# What the task requires
Restate each of the lines below word for word and drop every picture.

# Recorded data
□ □ □ □ □
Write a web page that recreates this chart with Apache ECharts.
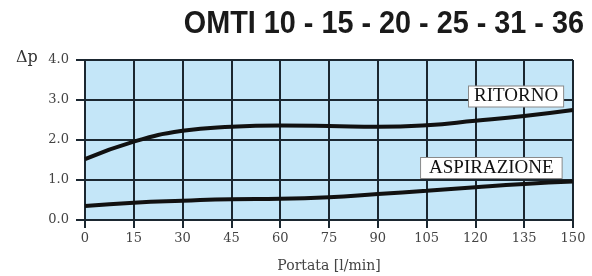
<!DOCTYPE html>
<html>
<head>
<meta charset="utf-8">
<script src="https://cdn.jsdelivr.net/npm/echarts@6/dist/echarts.min.js"></script>
<style>
html,body{margin:0;padding:0;background:#fff;}
#chart{width:592px;height:276px;}
</style>
</head>
<body>
<div id="chart"></div>
<script>
// portata [l/min]
var portata = [0, 15, 30, 45, 60, 75, 90, 105, 120, 135, 150];
// perdita di carico, ritorno
var ritorno = [1.52, 1.96, 2.23, 2.33, 2.36, 2.35, 2.33, 2.37, 2.48, 2.6, 2.75];
// perdita di carico, aspirazione
var aspirazione = [0.35, 0.43, 0.48, 0.52, 0.53, 0.57, 0.65, 0.73, 0.82, 0.9, 0.96];
var titolo = 'OMTI 10 - 15 - 20 - 25 - 31 - 36';

function coppie(xs, ys){
	var out = [];
	for(var i = 0; i < xs.length; i++){
		out.push([xs[i], ys[i]]);
	}
	return out;
}

function etichetta(testo, pad){
	return {
		show: true,
		formatter: testo,
		color: '#111',
		fontFamily: 'Liberation Serif',
		fontSize: 19,
		backgroundColor: '#fff',
		borderColor: '#8a8a8a',
		borderWidth: 1,
		padding: [1, pad, 0, pad]
	};
}

var griglia = {color: '#1b2730', width: 2};
var serif = 'DejaVu Serif';

var myChart = echarts.init(document.getElementById('chart'));
myChart.setOption({
	backgroundColor: '#fff',
	animation: false,
	graphic: [{
		type: 'text',
		x: 584,
		y: 8,
		scaleX: 0.9,
		style: {
			text: titolo, x: 0, y: 0, align: 'right', verticalAlign: 'top',
			font: 'bold 32px "Liberation Sans"', fill: '#1a1a1a'
		}
	}, {
		type: 'text',
		left: 16,
		top: 50,
		style: {text: 'Δp', font: '16px "DejaVu Serif"', fill: '#333'}
	}],
	grid: {
		left: 85,
		right: 19,
		top: 60,
		bottom: 56,
		outerBoundsMode: 'none',
		show: true,
		backgroundColor: '#c4e6f8',
		borderWidth: 0
	},
	xAxis: {
		type: 'value',
		min: 0,
		max: 150,
		interval: 15,
		name: 'Portata [l/min]',
		nameLocation: 'middle',
		nameGap: 39,
		nameTextStyle: {fontFamily: serif, fontSize: 14, color: '#444'},
		axisLine: {show: true, lineStyle: griglia},
		axisTick: {show: true, length: 8, lineStyle: griglia},
		axisLabel: {fontFamily: serif, fontSize: 13, color: '#444', margin: 12},
		splitLine: {show: true, lineStyle: griglia}
	},
	yAxis: {
		type: 'value',
		min: 0,
		max: 4,
		interval: 1,
		axisLine: {show: true, lineStyle: griglia},
		axisTick: {show: true, length: 9, lineStyle: griglia},
		axisLabel: {
			fontFamily: serif, fontSize: 13, color: '#444', margin: 16,
			formatter: function(v){ return v.toFixed(1); }
		},
		splitLine: {show: true, lineStyle: griglia}
	},
	series: [{
		name: 'RITORNO',
		type: 'line',
		smooth: true,
		showSymbol: false,
		lineStyle: {color: '#111', width: 4},
		data: coppie(portata, ritorno),
		markPoint: {
			symbolSize: 0,
			label: etichetta('RITORNO', 5),
			data: [{coord: [132.5, 3.09]}]
		}
	}, {
		name: 'ASPIRAZIONE',
		type: 'line',
		smooth: true,
		showSymbol: false,
		lineStyle: {color: '#111', width: 4},
		data: coppie(portata, aspirazione),
		markPoint: {
			symbolSize: 0,
			label: etichetta('ASPIRAZIONE', 8),
			data: [{coord: [124.9, 1.3]}]
		}
	}]
});
</script>
</body>
</html>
□ □ □ □ □
# Finished task
Write a web page that recreates this chart with Apache ECharts.
<!DOCTYPE html>
<html>
<head>
<meta charset="utf-8">
<script src="https://cdn.jsdelivr.net/npm/echarts@6/dist/echarts.min.js"></script>
<style>
html,body{margin:0;padding:0;background:#fff;}
#chart{width:592px;height:276px;}
</style>
</head>
<body>
<div id="chart"></div>
<script>
// portata [l/min]
var portata = [0, 15, 30, 45, 60, 75, 90, 105, 120, 135, 150];
// perdita di carico, ritorno
var ritorno = [1.52, 1.96, 2.23, 2.33, 2.36, 2.35, 2.33, 2.37, 2.48, 2.6, 2.75];
// perdita di carico, aspirazione
var aspirazione = [0.35, 0.43, 0.48, 0.52, 0.53, 0.57, 0.65, 0.73, 0.82, 0.9, 0.96];
var titolo = 'OMTI 10 - 15 - 20 - 25 - 31 - 36';

function coppie(xs, ys){
	var out = [];
	for(var i = 0; i < xs.length; i++){
		out.push([xs[i], ys[i]]);
	}
	return out;
}

function etichetta(testo, pad){
	return {
		show: true,
		formatter: testo,
		color: '#111',
		fontFamily: 'Liberation Serif',
		fontSize: 19,
		backgroundColor: '#fff',
		borderColor: '#8a8a8a',
		borderWidth: 1,
		padding: [1, pad, 0, pad]
	};
}

var griglia = {color: '#1b2730', width: 2};
var serif = 'DejaVu Serif';

var myChart = echarts.init(document.getElementById('chart'));
myChart.setOption({
	backgroundColor: '#fff',
	animation: false,
	graphic: [{
		type: 'text',
		x: 584,
		y: 8,
		scaleX: 0.9,
		style: {
			text: titolo, x: 0, y: 0, align: 'right', verticalAlign: 'top',
			font: 'bold 32px "Liberation Sans"', fill: '#1a1a1a'
		}
	}, {
		type: 'text',
		left: 16,
		top: 50,
		style: {text: 'Δp', font: '16px "DejaVu Serif"', fill: '#333'}
	}],
	grid: {
		left: 85,
		right: 19,
		top: 60,
		bottom: 56,
		outerBoundsMode: 'none',
		show: true,
		backgroundColor: '#c4e6f8',
		borderWidth: 0
	},
	xAxis: {
		type: 'value',
		min: 0,
		max: 150,
		interval: 15,
		name: 'Portata [l/min]',
		nameLocation: 'middle',
		nameGap: 39,
		nameTextStyle: {fontFamily: serif, fontSize: 14, color: '#444'},
		axisLine: {show: true, lineStyle: griglia},
		axisTick: {show: true, length: 8, lineStyle: griglia},
		axisLabel: {fontFamily: serif, fontSize: 13, color: '#444', margin: 12},
		splitLine: {show: true, lineStyle: griglia}
	},
	yAxis: {
		type: 'value',
		min: 0,
		max: 4,
		interval: 1,
		axisLine: {show: true, lineStyle: griglia},
		axisTick: {show: true, length: 9, lineStyle: griglia},
		axisLabel: {
			fontFamily: serif, fontSize: 13, color: '#444', margin: 16,
			formatter: function(v){ return v.toFixed(1); }
		},
		splitLine: {show: true, lineStyle: griglia}
	},
	series: [{
		name: 'RITORNO',
		type: 'line',
		smooth: true,
		showSymbol: false,
		lineStyle: {color: '#111', width: 4},
		data: coppie(portata, ritorno),
		markPoint: {
			symbolSize: 0,
			label: etichetta('RITORNO', 5),
			data: [{coord: [132.5, 3.09]}]
		}
	}, {
		name: 'ASPIRAZIONE',
		type: 'line',
		smooth: true,
		showSymbol: false,
		lineStyle: {color: '#111', width: 4},
		data: coppie(portata, aspirazione),
		markPoint: {
			symbolSize: 0,
			label: etichetta('ASPIRAZIONE', 8),
			data: [{coord: [124.9, 1.3]}]
		}
	}]
});
</script>
</body>
</html>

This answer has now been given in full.